The telecom operator has to repay Rs 9,000 crore worth of loans to banks before the end of this fiscal, including Rs 5,000 crore of non-convertible debentures, according to a senior banker aware of the matter. Lenders expect the company to raise Rs 15,000-20,000 crore from investors this year, the banker said on condition of anonymity.

Vodafone Idea’s gross liabilities, including regulatory dues, stood at around Rs 1.9 trillion as of 31 March. The company owes a total of Rs 48,000 crore to eight banks led by Bank of India. Of this, borrowings amount to Rs 23,000 crore, and the rest is in the form of bank guarantees.

The annual debt repayment of Vodafone Idea is likely to be around Rs 6,000 crore over the next two years, two bankers, including the person cited above, said. Moreover, after the four-year moratorium, payments to the government are set to increase for Vodafone Idea.

Queries emailed to spokespeople for Vodafone Idea and did not elicit a response till press time.

According to Nomura, Vodafone Idea’s annual dues repayment post the four-year holiday will increase from Rs 24,800 crore currently to Rs 43,000 crore, while dues to the government will likely grow from Rs 1.6 trillion as of FY21 to Rs 2.2 trillion after the moratorium ends.

That said, the government has done away with requirements for multiple bank guarantees, and telecom companies can have a single bank guarantee for different licensed service areas. For future spectrum auctions, telcos will not be required to provide bank guarantees to secure instalment payments, which essentially means lower debt.

“We think it is positive for telcos, as bank guarantees end up blocking surplus cash in the form of margin money,” Nomura said in a research report on 16 September. “Moreover, lenders have been wary of providing long-term bank guarantees to telcos. On a ballpark basis, this will lead to Rs 80,000 crore lower bank guarantee requirements for the three private telcos,” it said.

Vodafone Idea will have to focus on procuring capital to invest in infrastructure.
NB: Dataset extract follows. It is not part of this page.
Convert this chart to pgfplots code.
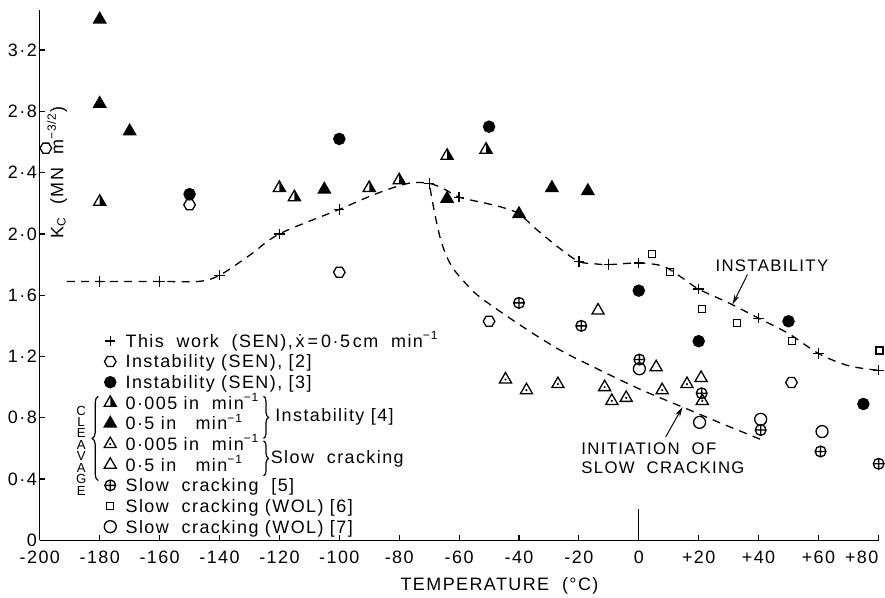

It has been trying to raise funds since last September after the Supreme Court ordered telcos to pay adjusted gross revenue-related dues of Rs 1.8 trillion over 10 years till March 2031. “Vodafone will continue to be a weak player till it overcomes structural deficiencies such as converting 2G into 4G subscribers. This package will help them get foreign capital,” the second banker said.